Sabrina turned up the radio, the gnashing angry synth drowning out our voices as we drove onto the main road. I turned back once. The gate had been left open by a foot, and I was tempted to have her turn around so I could close it, before realizing the absurdity of it all. Let the gate be open, let the house exist without me to hold it up, to be its heart and eyes. I faced forward and allowed the miles of trees and houses to blur, letting my vision un-focus, floating above it all, tethered to my body like a balloon on a string.
The hours melted by, rural roads with few cars, all dirty from the slush and street salt. Miles of snow, dusting the trees and piled high and brown on the sides of the road. The roads slowly became highways like streams flowing into larger rivers. After a few hours we stopped for gas at a large rest stop oasis. The station glowed clean white amidst all the asphalt, the murky sky, the dirty snow. We sat in the car, the heat on full blast. We ate our over-processed fast food, the grease coating my mouth long after it was swallowed.

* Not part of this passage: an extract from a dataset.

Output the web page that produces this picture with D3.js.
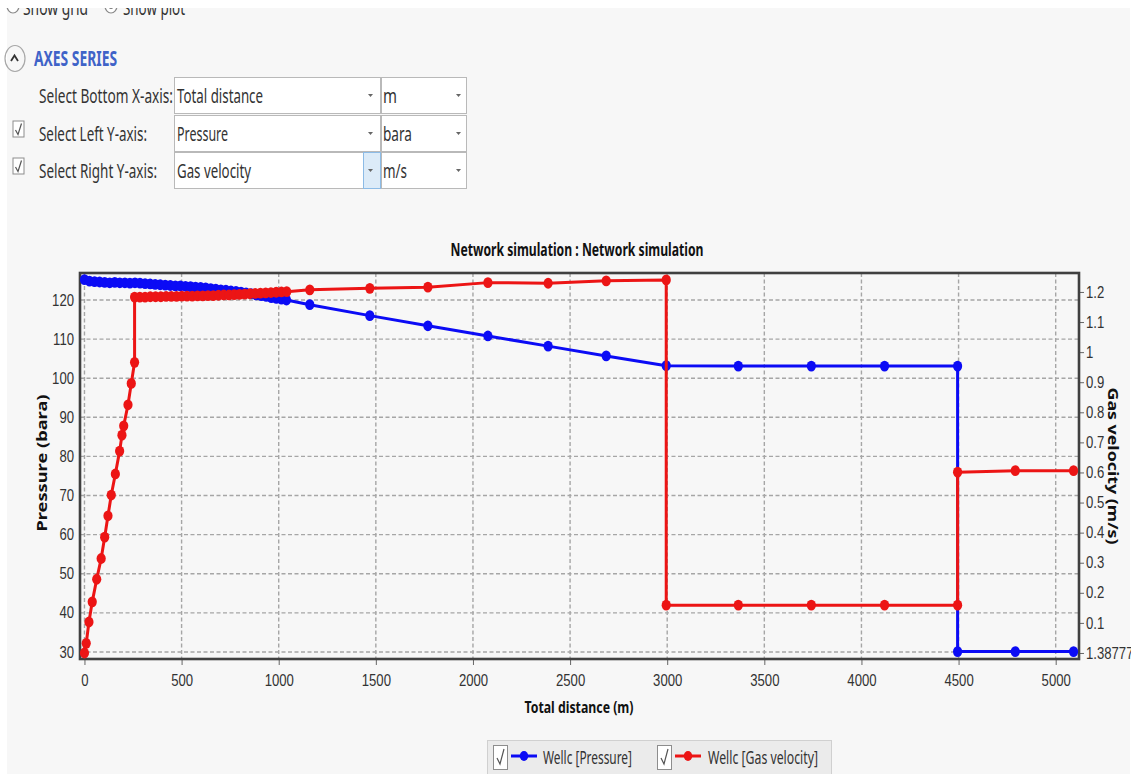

I sipped my coffee and watched Sabrina over the rim. My stomach felt empty still, the burger a greasy lump in my gut. She had a smear of ketchup at the side of her mouth. She chewed loudly and talked with her mouth full. Her hair was braided into pigtails. A streak of dyed pink was mixed into the shiny artificial blue black. Her hooded sweatshirt had the Misfits skull emblazoned across it. Her nails were painted pink to match the streak in her hair. Her right hand, squeezing the steering wheel, had three rings: one a skull, one a glass bauble, another a silver snake.

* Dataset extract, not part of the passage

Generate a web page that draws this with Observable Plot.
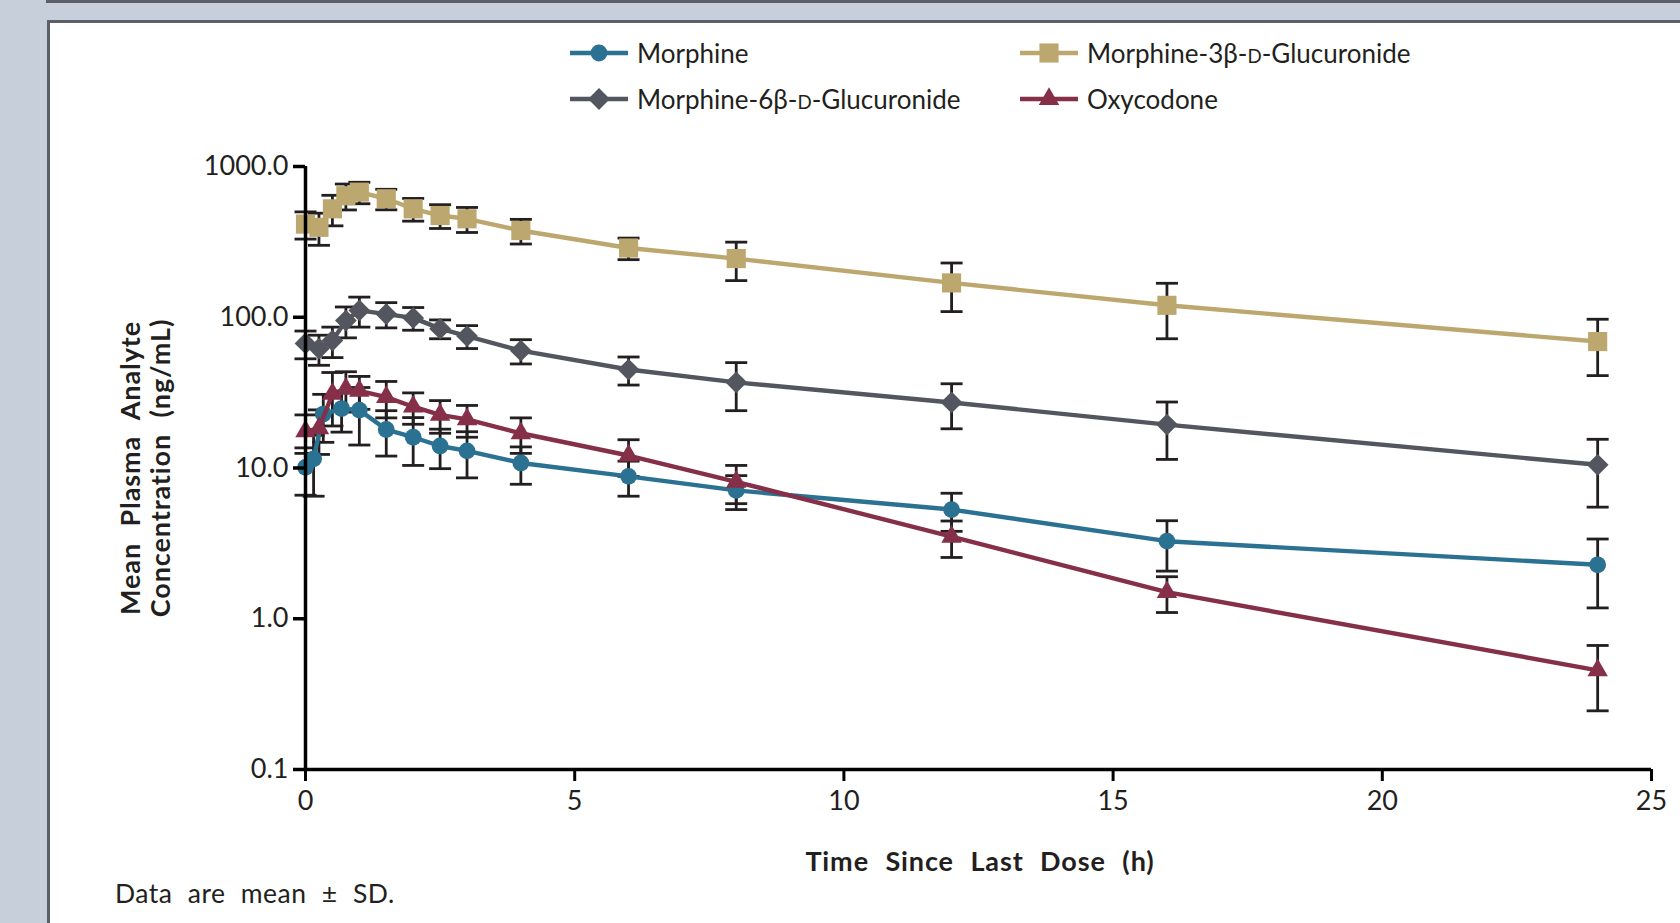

Sabrina was more like my mother than I was. Her clothes, her art, h
er desire to be someone. They both wanted people to see them as unique. My mother wanted people to see an artist. Sabrina wanted to be seen as an individual. How did I look from the outside? What did I want anyone to see? What would my father think of me?
That I looked like him, probably. A few days earlier my curiosity got the better of me and I asked Sabrina to show me a picture of him. He and I had the same big nose and thick eyebrows. The same dark brown hair and pale olive skin, the same shadowy brown-black eyes. The brown of wet rotting wood on forest floors.

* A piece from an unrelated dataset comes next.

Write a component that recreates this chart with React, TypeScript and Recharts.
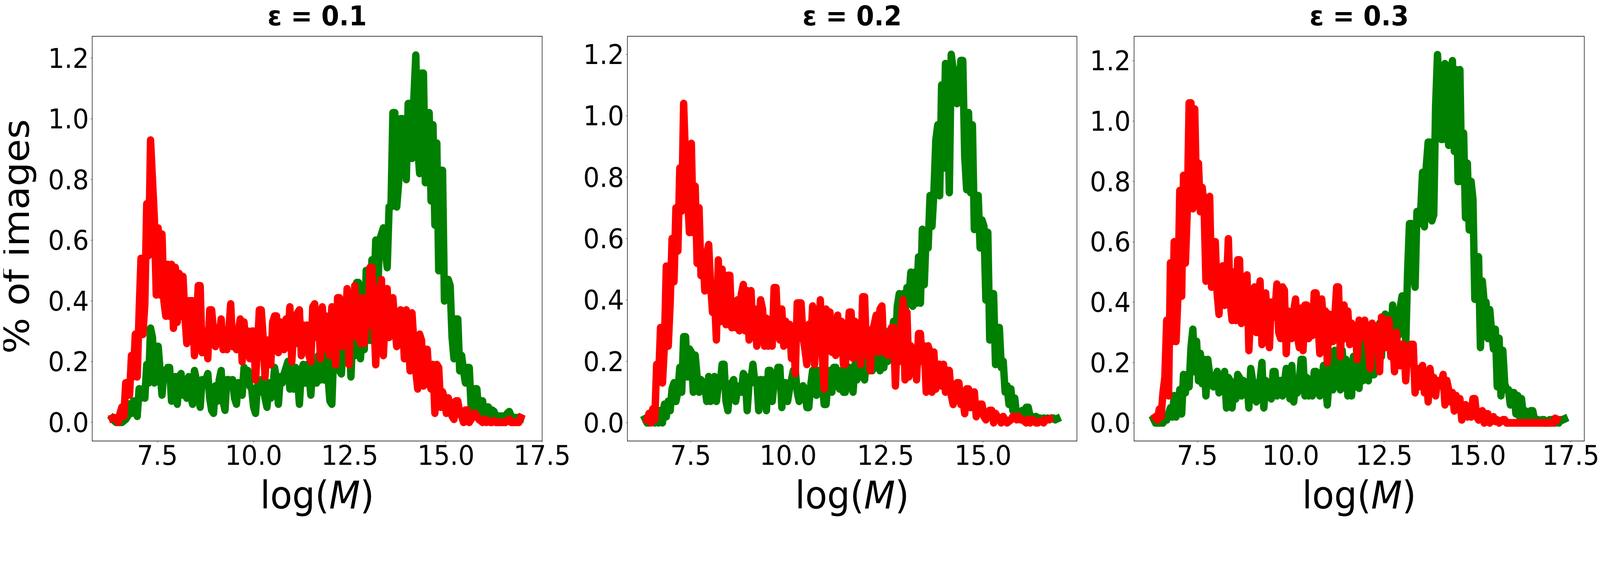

But beyond a girl that looked like him, what else would he see in me? What did anyone see? Sabrina spent so much time cultivating a look and making a statement. But with my long hair and practical, thrift-store clothes, I looked nothing like Sabrina.
What did I look like to people? Poor? Weird? Would Hugh be ashamed of my appearance?
I turned to Sabrina. “What do I look like to you? If you just saw me in a crowd. What would you think of me?”
She stopped eating and regarded me strangely, mouth still full. “What do you mean? What got you thinking of that?”
“I’m going to meet my . . . Hugh for the first time. I was thinking about how much time people spend creating an identity. You make a lot of choices in what you wear. I don’t. I was wondering how that works, how much real thought goes in. Hugh’s a fancy guy. He likes nice things and art. How much of people’s avoidance of me is how I look?”
I thought Sabrina might blow off the question, but instead she glanced at me quickly in between passing a few cars. “I guess, if I just saw you, I’d definitely think you were a little strange. Your clothes aren’t current. But I think it’s less what you wear and more how you carry yourself. You could be wearing anything, really. You seem . . . above that sort of stuff, I guess. Makes us mere mortals feel insecure. You don’t wear makeup or jewelry. You’re all dark and mysterious, and intimidating. I guess what I’m trying to say is, in a world of people who are trying to create an identity, the one who has a genuine one would always be an outcast, y’know?”